Requirements => Return the listing below unchanged, minus its pictures.

☆ ☆ ☆ ☆ ☆

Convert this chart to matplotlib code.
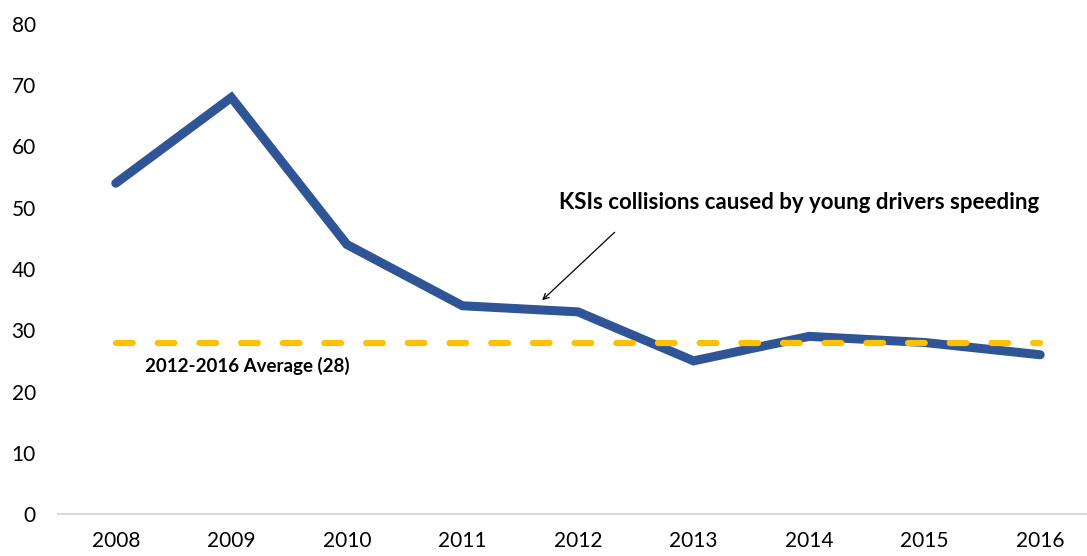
import matplotlib
matplotlib.use("Agg")
import matplotlib.pyplot as plt

plt.rcParams['font.family'] = ['Lato', 'DejaVu Sans']

years = ['2008', '2009', '2010', '2011', '2012', '2013', '2014', '2015', '2016']
ksi = [54, 68, 44, 34, 33, 25, 29, 28, 26]
average = [28] * len(years)
yticks = [0, 10, 20, 30, 40, 50, 60, 70, 80]

fig = plt.figure(figsize=(10.87, 5.56), dpi=100)
ax = fig.add_axes([58/1087, 42/556, (1098-58)/1087, (514-24)/556])

x = list(range(len(years)))
ax.plot(x, ksi, color='#2F5597', lw=6.5, solid_capstyle='round', solid_joinstyle='miter', zorder=2)
ln, = ax.plot(x, average, color='#FFC000', lw=4.5, dash_capstyle='round', zorder=3)
ln.set_dashes([2.67, 4.0])

ax.set_xlim(-0.5, len(years) - 0.5)
ax.set_ylim(0, 80)
ax.set_xticks(x)
ax.set_xticklabels(years)
ax.set_yticks(yticks)
ax.set_yticklabels([str(v) for v in yticks])
ax.tick_params(axis='both', length=0, labelsize=15, colors='black')
ax.tick_params(axis='x', pad=12)
ax.tick_params(axis='y', pad=16)
for s in ['top', 'right', 'left']:
    ax.spines[s].set_visible(False)
ax.spines['bottom'].set_color('#D9D9D9')
ax.spines['bottom'].set_linewidth(1.5)

ax.text(5.91, 50.8, 'KSIs collisions caused by young drivers speeding',
        ha='center', va='center', fontsize=16, fontweight='bold')
ax.annotate('', xy=(3.69, 34.9), xycoords='data',
            xytext=(4.317, 46.0), textcoords='data',
            arrowprops=dict(arrowstyle='->', color='black', lw=0.9,
                            shrinkA=0, shrinkB=0))
ax.text(0.25, 24.2, '2012-2016 Average (28)', fontsize=13.5, fontweight='bold',
        ha='left', va='center')

fig.savefig('out.png', dpi=100)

☆ ☆ ☆ ☆ ☆

Reply to the task =>
Convert this chart to matplotlib code.
import matplotlib
matplotlib.use("Agg")
import matplotlib.pyplot as plt

plt.rcParams['font.family'] = ['Lato', 'DejaVu Sans']

years = ['2008', '2009', '2010', '2011', '2012', '2013', '2014', '2015', '2016']
ksi = [54, 68, 44, 34, 33, 25, 29, 28, 26]
average = [28] * len(years)
yticks = [0, 10, 20, 30, 40, 50, 60, 70, 80]

fig = plt.figure(figsize=(10.87, 5.56), dpi=100)
ax = fig.add_axes([58/1087, 42/556, (1098-58)/1087, (514-24)/556])

x = list(range(len(years)))
ax.plot(x, ksi, color='#2F5597', lw=6.5, solid_capstyle='round', solid_joinstyle='miter', zorder=2)
ln, = ax.plot(x, average, color='#FFC000', lw=4.5, dash_capstyle='round', zorder=3)
ln.set_dashes([2.67, 4.0])

ax.set_xlim(-0.5, len(years) - 0.5)
ax.set_ylim(0, 80)
ax.set_xticks(x)
ax.set_xticklabels(years)
ax.set_yticks(yticks)
ax.set_yticklabels([str(v) for v in yticks])
ax.tick_params(axis='both', length=0, labelsize=15, colors='black')
ax.tick_params(axis='x', pad=12)
ax.tick_params(axis='y', pad=16)
for s in ['top', 'right', 'left']:
    ax.spines[s].set_visible(False)
ax.spines['bottom'].set_color('#D9D9D9')
ax.spines['bottom'].set_linewidth(1.5)

ax.text(5.91, 50.8, 'KSIs collisions caused by young drivers speeding',
        ha='center', va='center', fontsize=16, fontweight='bold')
ax.annotate('', xy=(3.69, 34.9), xycoords='data',
            xytext=(4.317, 46.0), textcoords='data',
            arrowprops=dict(arrowstyle='->', color='black', lw=0.9,
                            shrinkA=0, shrinkB=0))
ax.text(0.25, 24.2, '2012-2016 Average (28)', fontsize=13.5, fontweight='bold',
        ha='left', va='center')

fig.savefig('out.png', dpi=100)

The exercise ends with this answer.